J’adresse également une invitation solennelle à tous les magistrats de Guinée : soutenez sans réserve la nouvelle équipe dans l’accomplissement de sa noble mission. L’AMG est notre maison commune ; sa réussite dépend de l’implication de chacune et de chacun.
Ce mandat fut exigeant, mais aussi porteur d’honneur, de dignité et de fierté.
Au-delà des actions institutionnelles, nous avons œuvré à faire de l’AMG une véritable famille professionnelle, solidaire et attentive aux réalités humaines. Qu’il s’agisse des démarches en faveur des veuves et orphelins, ou du rétablissement des droits à pension et à réversion des magistrats retraités ou décédés, nous n’avons laissé personne de côté.
Défendre la dignité du magistrat, c’est aussi protéger sa mémoire et sa famille.

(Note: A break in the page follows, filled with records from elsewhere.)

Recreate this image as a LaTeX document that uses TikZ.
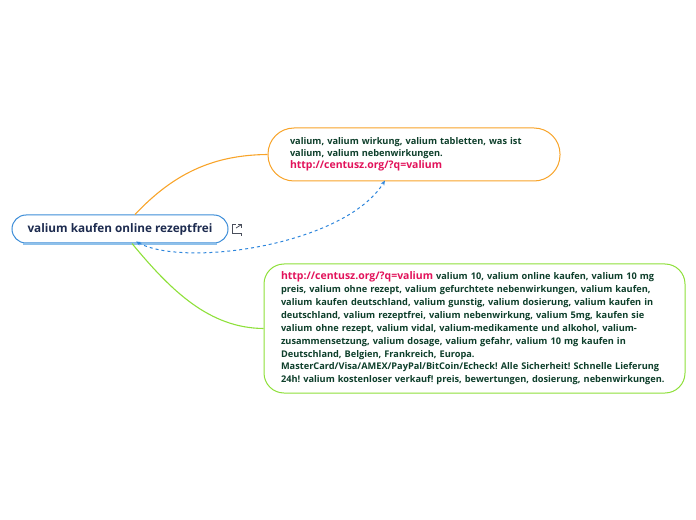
\documentclass[tikz,border=0pt]{standalone}
\usepackage{fontspec}
\setmainfont{Open Sans}
\usetikzlibrary{arrows.meta,calc}
\definecolor{rootblue}{HTML}{3C8DD8}
\definecolor{rootshadow}{HTML}{8EC0EA}
\definecolor{rootink}{HTML}{1D2B4F}
\definecolor{orangeline}{HTML}{F8A42A}
\definecolor{greenline}{HTML}{8EE03A}
\definecolor{urlpink}{HTML}{E2125A}
\definecolor{bodyink}{HTML}{0E3F2B}
\definecolor{linkblue}{HTML}{2E86DC}
\definecolor{icongrey}{HTML}{4A4F5C}
\frenchspacing
\tikzset{
  rootbox/.style={draw=rootblue, line width=1bp, fill=white, rounded corners=14bp,
    minimum width=216bp, minimum height=28bp, inner sep=0pt,
    font=\fontsize{11.8}{13}\selectfont\bfseries, text=rootink},
  topbox/.style={draw=orangeline, line width=1bp, fill=white, rounded corners=26bp,
    minimum width=292bp, minimum height=53bp, inner xsep=22bp, inner ysep=0pt,
    text width=248bp, align=left, text=bodyink,
    font=\fontsize{9.25}{12.3}\selectfont\bfseries},
  botbox/.style={draw=greenline, line width=1bp, fill=white, rounded corners=20bp,
    minimum width=421bp, minimum height=129bp, inner xsep=17bp, inner ysep=0pt,
    text width=387bp, align=left, text=bodyink,
    font=\fontsize{9.25}{12.9}\selectfont\bfseries},
  branch/.style={line width=1.1bp},
  linkarrow/.style={draw=linkblue, line width=1bp, dash pattern=on 3bp off 3bp,
    {Stealth[length=5bp,width=4bp]}-{Stealth[length=5bp,width=4bp]}},
}
\newcommand{\urltext}[1]{{\color{urlpink}\fontsize{10.5}{12}\selectfont #1}}
\begin{document}
\begin{tikzpicture}[x=1bp,y=-1bp]
\useasboundingbox (0,0) rectangle (696,520);

\node[rootbox] (root) at (120,229) {valium kaufen online rezeptfrei};
\draw[rootshadow, line width=2bp] ([xshift=12bp,yshift=-0.8bp]root.south west) -- ([xshift=-12bp,yshift=-0.8bp]root.south east);

\node[topbox] (top) at (414,154.5) {valium, valium wirkung, valium tabletten, was ist\\
valium, valium nebenwirkungen.\\
\urltext{http://centusz.org/?q=valium}};

\node[botbox] (bot) at (474.5,328.5) {\urltext{http://centusz.org/?q=valium} valium 10, valium online kaufen, valium 10 mg\\
preis, valium ohne rezept, valium gefurchtete nebenwirkungen, valium kaufen,\\
valium kaufen deutschland, valium gunstig, valium dosierung, valium kaufen in\\
deutschland, valium rezeptfrei, valium nebenwirkung, valium 5mg, kaufen sie\\
valium ohne rezept, valium vidal, valium-medikamente und alkohol, valium-\\
zusammensetzung, valium dosage, valium gefahr, valium 10 mg kaufen in\\
Deutschland, Belgien, Frankreich, Europa.\\
MasterCard/Visa/AMEX/PayPal/BitCoin/Echeck! Alle Sicherheit! Schnelle Lieferung\\
24h! valium kostenloser verkauf! preis, bewertungen, dosierung, nebenwirkungen.};

% branches
\coordinate (rtop) at ([xshift=15bp]root.north);
\coordinate (rbot) at ([xshift=12bp]root.south);
\draw[branch, orangeline] (rtop) .. controls (175,172) and (215,155) .. (top.west);
\draw[branch, greenline] (rbot) .. controls (172,292) and (210,328) .. (bot.west);

% relationship link
\coordinate (lnkA) at ([xshift=16bp,yshift=2bp]root.south);
\coordinate (lnkB) at ([xshift=-29bp,yshift=1bp]top.south);
\draw[linkarrow] (lnkA) .. controls (185,268) and (345,245) .. (lnkB);

% external link icon
\node[inner sep=0pt, minimum size=8bp] (icon) at (237,229) {};
\draw[icongrey, line width=0.8bp] ([xshift=3bp]icon.north west) -- (icon.north west) -- (icon.south west) -- (icon.south east) -- ([yshift=-3bp]icon.south east);
\draw[icongrey, line width=0.8bp] ([xshift=-1bp,yshift=1bp]icon.center) -- (icon.north east);
\draw[icongrey, line width=0.8bp] ([xshift=-3bp]icon.north east) -- (icon.north east) -- ([yshift=-3bp]icon.north east);
\end{tikzpicture}
\end{document}
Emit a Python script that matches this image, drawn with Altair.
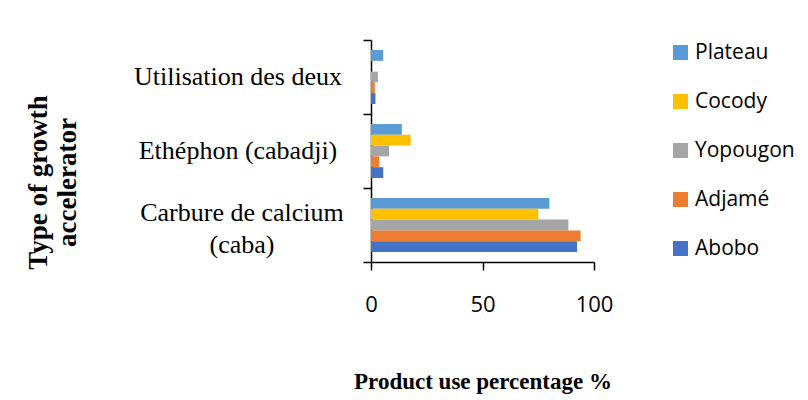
import altair as alt
import pandas as pd

categories = ["Utilisation des deux", "Ethéphon (cabadji)", "Carbure de calcium (caba)"]
sites = ["Plateau", "Cocody", "Yopougon", "Adjamé", "Abobo"]
colors = ["#5B9BD5", "#FFC000", "#A5A5A5", "#ED7D31", "#4472C4"]

plateau = [5.5, 13.8, 80.0]
cocody = [0.0, 17.8, 75.0]
yopougon = [3.1, 8.1, 88.5]
adjame = [1.7, 3.7, 94.0]
abobo = [2.0, 5.5, 92.4]

series = dict(zip(sites, [plateau, cocody, yopougon, adjame, abobo]))
rows = []
for s in sites:
    for c, v in zip(categories, series[s]):
        rows.append({"cat": c, "site": s, "val": v})
df = pd.DataFrame(rows)

label_lines = {
    "Utilisation des deux": ["Utilisation des deux"],
    "Ethéphon (cabadji)": ["Ethéphon (cabadji)"],
    "Carbure de calcium (caba)": ["Carbure de calcium", "(caba)"],
}
lab_df = pd.DataFrame({"cat": categories, "txt": ["\n".join(label_lines[c]) for c in categories],
                       "nlines": [len(label_lines[c]) for c in categories]})

serif = "Liberation Serif"
sans = "Open Sans"

yscale = alt.Scale(domain=categories, paddingInner=0, paddingOuter=0)

bars = alt.Chart(df).mark_bar().encode(
    y=alt.Y("cat:N", sort=categories, scale=yscale,
            axis=alt.Axis(
                title=["Type of growth", "accelerator"],
                titleFont=serif, titleFontSize=27, titleFontWeight="bold",
                titleColor="black", titleAngle=-90,
                titleX=-333, titleY=142, titleAlign="center", titleBaseline="middle",
                labels=False,
                tickBand="extent", tickSize=8, tickColor="black", domainColor="black",
                domainWidth=1.5, tickWidth=1.5, grid=False,
            )),
    yOffset=alt.YOffset("site:N", sort=sites,
                        scale=alt.Scale(paddingInner=0, paddingOuter=0.93)),
    x=alt.X("val:Q", scale=alt.Scale(domain=[0, 100]),
            axis=alt.Axis(
                values=[0, 50, 100], title="Product use percentage %",
                titleFont=serif, titleFontSize=23, titleFontWeight="bold",
                titleColor="black", titleX=111.5, titleY=119, titleAlign="center",
                titleBaseline="middle",
                labelFont=sans, labelFontSize=22, labelColor="black", labelFlush=False,
                labelPadding=24, tickSize=8, tickColor="black", domainColor="black",
                domainWidth=1.5, tickWidth=1.5, grid=False,
            )),
    color=alt.Color("site:N", sort=sites,
                    scale=alt.Scale(domain=sites, range=colors),
                    legend=alt.Legend(
                        title=None, orient="none", legendX=299, legendY=2,
                        symbolType="square", symbolSize=225, symbolStrokeWidth=0,
                        labelFont=sans, labelFontSize=21, labelColor="black",
                        rowPadding=27, labelOffset=4,
                    )),
)

single = alt.Chart(lab_df).transform_filter("datum.nlines == 1").mark_text(
    font=serif, fontSize=26, color="black", align="center", baseline="middle"
).encode(y=alt.Y("cat:N", sort=categories, scale=yscale), x=alt.value(-133), text="txt:N")

double = alt.Chart(lab_df).transform_filter("datum.nlines == 2").mark_text(
    font=serif, fontSize=26, color="black", align="center", baseline="middle",
    lineBreak="\n", lineHeight=32, dy=-12
).encode(y=alt.Y("cat:N", sort=categories, scale=yscale), x=alt.value(-129), text="txt:N")

chart = alt.layer(bars, single, double).properties(
    width=223, height=222,
    background="white",
    autosize=alt.AutoSizeParams(type="none"),
    padding={"left": 363, "top": 32, "right": 206, "bottom": 136},
).configure_view(stroke="transparent", strokeWidth=0)

chart.save("out.html", embed_options={"renderer": "svg", "actions": False})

Vive la Magistrature guinéenne !
Vive l’AMG !
Pour une justice forte, indépendante, humaine et au service de la République.
Un leadership qui inspire :
Il convient de rappeler que le Président sortant de l’AMG est bien plus qu’un magistrat. Il est un bâtisseur de conscience juridique, un héraut de l’intégrité judiciaire et une référence pour toute une génération. À travers son engagement national et international, il incarne l’espérance d’une justice guinéenne moderne, indépendante et exemplaire.
Son leadership, notamment dans la défense de l’indépendance du pouvoir judiciaire, est reconnu bien au-delà des frontières africaines. C’est ce qui a justifié sa désignation comme premier expert subsaharien par les Magistrats Européens pour la Démocratie et les Libertés (MEDEL), pour représenter l’Afrique devant les magistrats européens au Conseil de l’Europe à Strasbourg, le 3 juin 2025.
Son parcours démontre que le courage, le savoir et la foi en la République peuvent redonner à la justice ses lettres de noblesse.
Pourvu que son exemple inspire la relève.